At the Et incarnatus, key and meter abruptly change. In the lilting 'lullaby' rhythm, the orchestra and then (for the first time the soloists in turn sing shades of Verdi) one of the most poignant Schubertian melodies. All too suddenly we are plunged into an ominous world (crucifixus) as over 'shuddering' strings, each phrase of the now 7-part chorus descends a half step in tonality. The intensity increases to a fff on the third repetition after which the chorus, accompanied by the woodwinds, subsides in unison (passus et sepultus est). Unusually, both the Et incarnatus and the Crucifixus are repeated.

Because Schubert did not employ traditional devices of counterpoint, he has been criticized for the construction of his fugues. But the final fuge of the Credo (et vutan) which takes up about half of the movement, again demonstrates Schubert's mastery of imitation. Notice especially his interwining of an extended chromatic descent.

The opening of the Sanctus is an excellent example for what in Schubert's time would have been rapid and extreme harmonic changes. After a short Osanna, the soloists reappear in alternation with the chorus (Benedictus) with another glorious melodic passage. A reprise of the Osanna and we plunge again into despair (Agnus Dei). Bassoon, trombone, and bass intone a motive Schubert again borrows from Bach's 'Well Tempered Clavier this time the C Sharp minor fugue in Book I. Later in the final year, he would again use it in his setting of Heine’s Doppelganger.
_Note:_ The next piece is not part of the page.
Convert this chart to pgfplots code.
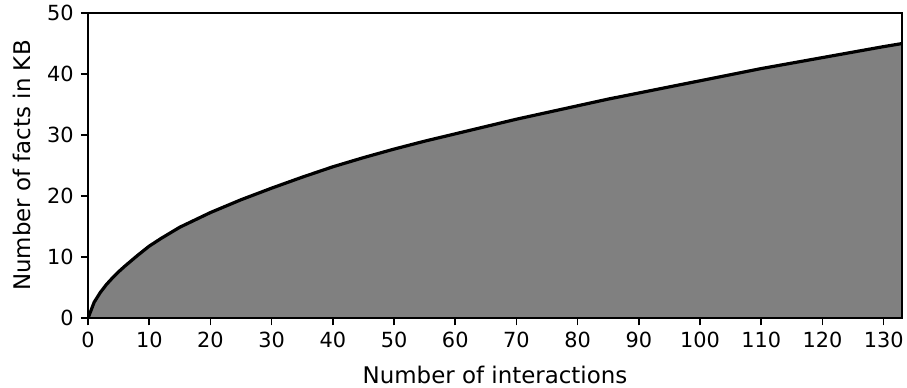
\documentclass[border=0pt]{standalone}
\usepackage{pgfplots}
\usepackage{pgfplotstable}
\pgfplotsset{compat=1.18}
\usepackage{fontspec}
\setmainfont{DejaVu Sans}
\pgfplotstableread{
x y
0 0
1 2.6
2 4.2
3 5.5
4 6.6
5 7.6
6 8.5
8 10.2
10 11.8
12 13.1
15 14.9
20 17.3
25 19.4
30 21.3
35 23.1
40 24.8
45 26.3
50 27.7
55 29.0
60 30.2
65 31.4
70 32.6
75 33.7
80 34.8
85 35.9
90 36.9
95 37.9
100 38.9
105 39.9
110 40.9
115 41.8
120 42.7
125 43.6
130 44.5
133 45.0
}\facts
\begin{document}
\fontsize{15bp}{18bp}\selectfont
\begin{tikzpicture}
\begin{axis}[
  scale only axis,
  width=586bp, height=219.6bp,
  xmin=0, xmax=133, ymin=0, ymax=50,
  xtick={0,10,...,130}, ytick={0,10,...,50},
  xtick pos=bottom, ytick pos=left,
  tick align=outside,
  major tick length=5.2bp,
  every tick/.style={black, line width=1.15bp},
  axis line style={line width=1.15bp},
  /pgf/number format/assume math mode=true,
  ticklabel style={font=\fontsize{15bp}{18bp}\selectfont},
  label style={font=\fontsize{16.5bp}{19bp}\selectfont},
  xlabel={Number of interactions},
  ylabel={Number of facts in KB},
  x label style={at={(axis description cs:0.5,-0.187)}, anchor=center},
  y label style={at={(axis description cs:-0.081,0.5)}, anchor=center, rotate=0},
  axis on top,
]
\addplot[fill={rgb,255:red,128;green,128;blue,128}, draw=none] table[x=x,y=y] {\facts} \closedcycle;
\addplot[black, line width=2.3bp] table[x=x,y=y] {\facts};
\coordinate (sw) at (rel axis cs:0,0);
\coordinate (ne) at (rel axis cs:1,1);
\end{axis}
\pgfresetboundingbox
\path ([shift={(-63.4bp,-49.7bp)}]sw) rectangle ([shift={(3.6bp,9.4bp)}]ne);
\end{tikzpicture}
\end{document}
The mood shifts. The sweet sounds of the second Miserere momentarily lighten as the music shifts from C minor to E flat major. Abruptly we again hear the anguished sounds of the Agnus Dei but are succeeded by simple clear plea (dona nobis pacem) with its Schubertian fourfold tonal repetition. The soloists make a final appearance, as before in alternatim with the chorus. The Agnus Dei once more interrupts, but we get another momentary glimpse of the sun as the music again shifts, this time from E flat minor to E flat major. With the return of the dona nobis there is another return to the minor, but the Mass ends with a reaffirmative chorale of faith in the home key.

The E flat major Mass marks a climax in Schubert’s career. Had it been published in his lifetime, as few of his prodigious output were, it would have startled his listeners for its advanced harmonic thinking and unusually imposing brass sound. Unfortunately, it was published almost 40 years later when his radical tonal and orchestra experiments had become commonplace.

Handel’s Messiah was one of Schubert’s favorite works. During the time he was composing the Mass in E flat, he acquired the scores of Handel’s complete works. He is reported to have said, “Oh the daring of these modulations! Things like this could not occur to the likes of us (sic) even in a dream!” We must disagree. On his memorial is written, “The art of music here entombed a rich possession but even fairer hopes.”